Berlin, OCT 22 (AP/UNB) — Germany's defense minister proposed Tuesday the establishment of an internationally controlled security zone in Syria, hours before a five-day cease-fire between Turkish troops and Syrian Kurdish fighters was set to expire in the war-torn country.
The proposal comes as Turkish troops and allied Syrian fighters invaded northern Syria earlier this month, after President Donald Trump pulled back American troops who had partnered with Syrian Kurdish forces in the years-long war against the Islamic State group.
Annegret Kramp-Karrenbauer told German news agency dpa that "the creation of an internationally controlled security zone with the inclusion of Turkey and Russia" would have the goal of deescalating the situation in northern Syria.
The German parliament would need to decide on whether German troops could participate in such a zone, Kramp-Karrenbauer said. She also told broadcaster Deutsche Welle that Chancellor Angela Merkel had been informed of the proposal.
The situation in northern Syria has been relatively calm over the past few days despite sporadic violations of the five-day cease fire that went into effect on Thursday night under an agreement made by the U.S. and Turkey. Turkey expects the Syrian Kurdish fighters to pull back from a border area.

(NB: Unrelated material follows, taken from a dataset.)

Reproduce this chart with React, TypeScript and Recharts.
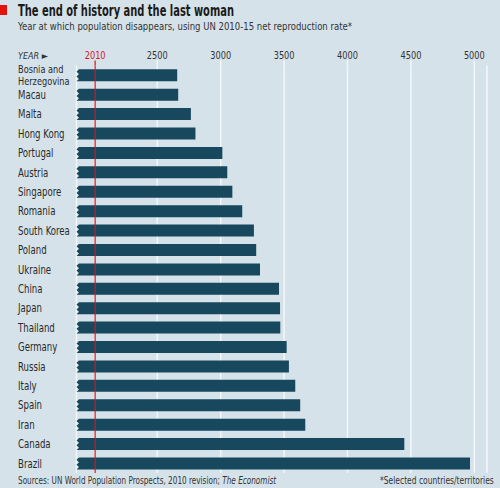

Kurdish fighters have pulled out from the town of Ras al-Ayn that witnessed some of the worst fighting after Turkish troops and Turkey-backed Syrian opposition fighters launched the invasion on Oct. 9.
Although Turkish officials say the cease-fire agreement specifically covers a roughly 120-kilometer (75 mile) stretch between the Syrian border towns of Tal Abyad and Ras al-Ayn, and extends 30 kilometers into Syria, Turkey's President Recep Tayyip Erdogan has made clear he wants Turkish military presence along the full stretch of the border from the Euphrates River to Syria's border with Iraq.
Syrian state media reported Tuesday that government forces have entered new areas in the northeastern province of Hassakeh as part of an agreement they reached with the main Syrian Kurdish group in the area after Trump's decision to withdraw U.S. forces from northern Syria, essentially abandoning the Kurdish allies in the fight against IS.
The areas that the Syrian government and the Kurds agreed that the government would enter are outside the cease-fire agreement reached between the U.S. and Turkey.